Der Betrieb der ISS ist bis 2024 gesichert. Bis dahin wird die NASA immer weniger Astronauten mit russischer Hilfe ins All schicken. Das würde Kapazitäten für Europäer und Weltraumtouristen freimachen. Russland hat bereits für 2021 angekündigt, wieder Privatpersonen in den Weltraum zu befördern. Igor Marinin erwartet auch zusätzliche Kapazitäten für die Entwicklung des neuen Raumschiffs "Orjol" (Adler). Sein Erstflug ist für 2023 geplant.

Schritt zurück in Weltraumforschung?            

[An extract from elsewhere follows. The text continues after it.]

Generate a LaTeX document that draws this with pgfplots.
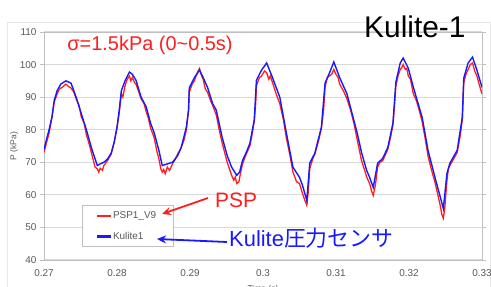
\documentclass[border=0pt]{standalone}
\usepackage{pgfplots}
\pgfplotsset{compat=1.18}
\usepackage{fontspec}
\setmainfont{Liberation Sans}
\newfontfamily\cjk{Noto Sans CJK JP}
\usetikzlibrary{arrows.meta}
\definecolor{pspred}{RGB}{255,30,30}
\definecolor{kblue}{RGB}{25,25,255}
\definecolor{tickgray}{RGB}{89,89,89}
\definecolor{gridgray}{RGB}{217,217,217}
\definecolor{axgray}{RGB}{191,191,191}

\pgfplotstableread{
t P
0.2700 74.0
0.2704 77.5
0.2707 80.0
0.2711 84.0
0.2714 89.0
0.2718 92.0
0.2723 94.0
0.2730 95.0
0.2737 94.3
0.2744 90.0
0.2751 85.0
0.2758 80.0
0.2766 73.7
0.2773 69.0
0.2777 69.5
0.2782 70.0
0.2787 71.0
0.2792 72.8
0.2796 76.0
0.2800 80.8
0.2803 86.0
0.2806 92.0
0.2811 95.0
0.2817 97.7
0.2821 97.0
0.2826 95.2
0.2833 90.0
0.2840 87.0
0.2846 82.0
0.2851 79.0
0.2857 74.0
0.2862 69.0
0.2869 69.5
0.2876 70.0
0.2883 72.0
0.2888 74.6
0.2895 80.8
0.2898 86.0
0.2899 92.8
0.2906 96.0
0.2913 98.3
0.2918 96.0
0.2924 93.0
0.2931 88.0
0.2936 86.0
0.2944 77.7
0.2951 72.0
0.2957 68.5
0.2964 66.0
0.2968 67.0
0.2972 70.6
0.2977 73.0
0.2982 75.8
0.2988 83.0
0.2991 95.2
0.2998 98.3
0.3005 100.5
0.3013 96.0
0.3023 90.0
0.3032 79.0
0.3041 68.5
0.3050 65.4
0.3054 63.0
0.3060 58.3
0.3064 69.7
0.3071 72.8
0.3080 80.8
0.3085 94.3
0.3091 97.4
0.3097 100.8
0.3105 96.0
0.3115 91.0
0.3129 79.0
0.3135 73.0
0.3142 67.5
0.3146 65.4
0.3151 62.3
0.3157 69.7
0.3164 71.2
0.3171 74.6
0.3178 82.0
0.3182 94.6
0.3188 100.5
0.3192 102.0
0.3199 98.9
0.3206 93.0
0.3218 83.8
0.3226 73.7
0.3236 65.0
0.3243 59.2
0.3247 55.8
0.3252 66.6
0.3256 69.7
0.3266 73.7
0.3273 83.8
0.3275 95.8
0.3281 100.5
0.3287 102.3
0.3293 98.3
0.3300 93.0
}\kulite

\pgfplotstableread{
t P
0.2700 73.0
0.2704 76.5
0.2707 79.0
0.2711 84.0
0.2714 88.5
0.2718 91.0
0.2721 92.5
0.2725 93.0
0.2730 94.0
0.2734 93.2
0.2737 92.8
0.2741 91.5
0.2744 89.5
0.2748 87.5
0.2751 84.0
0.2755 82.0
0.2758 78.5
0.2762 75.5
0.2766 72.0
0.2770 68.5
0.2773 68.0
0.2775 67.0
0.2777 68.2
0.2780 67.5
0.2782 69.0
0.2787 70.5
0.2792 72.5
0.2796 76.0
0.2800 80.5
0.2803 85.0
0.2806 91.0
0.2808 90.0
0.2811 93.5
0.2814 95.5
0.2817 96.5
0.2819 95.0
0.2821 96.0
0.2824 94.5
0.2826 94.0
0.2830 91.5
0.2833 89.5
0.2837 88.0
0.2840 85.5
0.2843 83.5
0.2846 80.5
0.2851 77.5
0.2855 73.0
0.2857 71.5
0.2860 68.0
0.2862 67.0
0.2864 67.8
0.2866 66.5
0.2869 68.5
0.2872 67.5
0.2876 69.5
0.2880 71.0
0.2883 72.5
0.2888 74.5
0.2892 77.0
0.2895 80.0
0.2898 86.0
0.2899 91.5
0.2903 94.0
0.2906 95.0
0.2910 97.5
0.2913 98.8
0.2916 96.5
0.2918 95.5
0.2921 92.5
0.2924 91.5
0.2928 89.0
0.2931 87.5
0.2936 84.5
0.2940 80.0
0.2944 76.0
0.2948 72.5
0.2951 70.0
0.2954 68.0
0.2957 66.0
0.2960 64.5
0.2962 65.5
0.2964 63.5
0.2967 64.0
0.2969 66.5
0.2972 69.5
0.2977 72.5
0.2982 75.0
0.2985 78.5
0.2988 82.5
0.2990 88.0
0.2991 93.5
0.2995 96.0
0.2998 96.5
0.3002 98.0
0.3005 97.5
0.3008 95.5
0.3010 96.5
0.3013 94.5
0.3018 91.0
0.3023 88.0
0.3028 83.0
0.3032 77.5
0.3037 72.0
0.3041 67.0
0.3046 64.0
0.3050 63.5
0.3054 60.5
0.3057 58.5
0.3060 56.8
0.3062 61.0
0.3064 68.0
0.3068 71.0
0.3071 72.5
0.3076 76.5
0.3080 80.5
0.3083 86.0
0.3085 93.0
0.3088 96.0
0.3091 96.5
0.3094 97.0
0.3097 98.5
0.3100 97.0
0.3103 96.0
0.3105 94.0
0.3110 92.0
0.3115 89.5
0.3120 86.0
0.3125 81.5
0.3129 77.0
0.3135 70.5
0.3140 67.0
0.3142 65.5
0.3146 63.5
0.3149 61.0
0.3151 59.8
0.3154 63.0
0.3157 68.5
0.3160 70.0
0.3164 70.5
0.3168 72.5
0.3171 74.0
0.3175 78.0
0.3178 81.5
0.3180 87.0
0.3182 93.5
0.3185 96.5
0.3188 98.5
0.3190 99.0
0.3192 100.0
0.3195 98.5
0.3197 98.8
0.3199 96.5
0.3202 95.5
0.3206 91.0
0.3210 89.0
0.3214 86.0
0.3218 82.5
0.3222 77.5
0.3226 72.0
0.3231 67.5
0.3236 63.5
0.3240 59.5
0.3243 56.5
0.3245 54.0
0.3247 52.8
0.3249 56.0
0.3252 64.5
0.3254 68.0
0.3256 69.0
0.3261 71.0
0.3266 73.0
0.3270 78.0
0.3273 83.0
0.3275 94.5
0.3278 97.0
0.3281 98.5
0.3284 100.0
0.3287 100.5
0.3290 98.0
0.3293 96.5
0.3296 94.0
0.3300 91.0
}\psp

\begin{document}
\begin{tikzpicture}[x=1bp,y=1bp]
\useasboundingbox (0,0) rectangle (491,286);
\draw[gray!18, line width=0.8bp] (7,-5) -- (7,264) -- (490,264) -- (490,-5);
\begin{axis}[
  at={(44bp,26bp)}, anchor=south west,
  scale only axis, width=438bp, height=228bp,
  xmin=0.27, xmax=0.33, ymin=40, ymax=110,
  xtick={0.27,0.28,...,0.33},
  xticklabels={0.27,0.28,0.29,0.3,0.31,0.32,0.33},
  ytick={40,50,...,110},
  ymajorgrids, grid style={gridgray, line width=1.2bp},
  axis line style={axgray, line width=0.9bp},
  major tick length=4bp,
  xtick style={draw=none},
  ytick style={axgray, line width=0.9bp},
  tick align=outside,
  tick label style={font=\fontsize{10}{12}\selectfont, text=tickgray},
  /pgf/number format/assume math mode=true,
  xticklabel style={yshift=-2bp},
  ylabel={P (kPa)},
  ylabel style={font=\fontsize{8.5}{10}\selectfont, text=tickgray, at={(axis description cs:-0.068,0.5)}, anchor=center},
  xlabel={Time (s)},
  xlabel style={font=\fontsize{8.5}{10}\selectfont, text=tickgray, at={(axis description cs:0.5,-0.095)}, anchor=north},
  legend style={at={(rel axis cs:0.087,0.057)}, anchor=south west,
    draw=axgray, line width=0.6bp, font=\fontsize{10}{12}\selectfont,
    row sep=8bp, inner xsep=15bp, inner ysep=4bp},
  legend cell align=left,
  clip=true,
]
\addplot[color=pspred, line width=1.3bp, forget plot] table[x=t,y=P] {\psp};
\addplot[color=kblue, line width=1.4bp, forget plot] table[x=t,y=P] {\kulite};
\addlegendimage{legend image code/.code={\fill[pspred] (0bp,-0.6bp) rectangle (13bp,0.6bp);}}
\addlegendentry{\textcolor{tickgray}{PSP1\_V9}}
\addlegendimage{legend image code/.code={\fill[kblue] (0bp,-0.6bp) rectangle (13bp,0.6bp);}}
\addlegendentry{\textcolor{tickgray}{Kulite1}}
\end{axis}
\node[anchor=base west, inner sep=0, font=\fontsize{30}{34}\selectfont] at (364,249) {Kulite-1};
\node[anchor=base, inner sep=0, text=pspred, font=\fontsize{20}{24}\selectfont] at (150,236) {σ=1.5kPa (0\textasciitilde 0.5s)};
\node[anchor=base west, inner sep=0, text=pspred, font=\fontsize{21}{25}\selectfont] at (215,79) {PSP};
\node[anchor=base west, inner sep=0, text=kblue, font=\fontsize{22}{26}\selectfont] at (229,40) {Kulite{\cjk 圧力センサ}};
\draw[pspred, line width=1.8bp, -{Stealth[length=9bp,width=8bp]}] (208,88) -- (162,72);
\draw[kblue, line width=1.8bp, -{Stealth[length=9bp,width=8bp]}] (227,44) -- (157,47);
\end{tikzpicture}
\end{document}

Insgesamt scheint die Ära einer enger Zusammenarbeit von Moskau und Washington in der Weltraumforschung zu Ende zu gehen. Die USA wollen wieder zum Mond fliegen. Auch Russland möchte dorthin und plant den Bau einer eigenen Weltraumstation als Ersatz für die ISS. Andrej Ionin warnt: Der größte Gewinn des ISS-Programms, die "unschätzbare Erfahrung von Zusammenarbeit", könnte verloren gehen. Eine Rückkehr zu nationalen Alleingängen im Weltraum sei ein Schritt zurück - hin zu einem Wettlauf wie in den 1960er Jahren.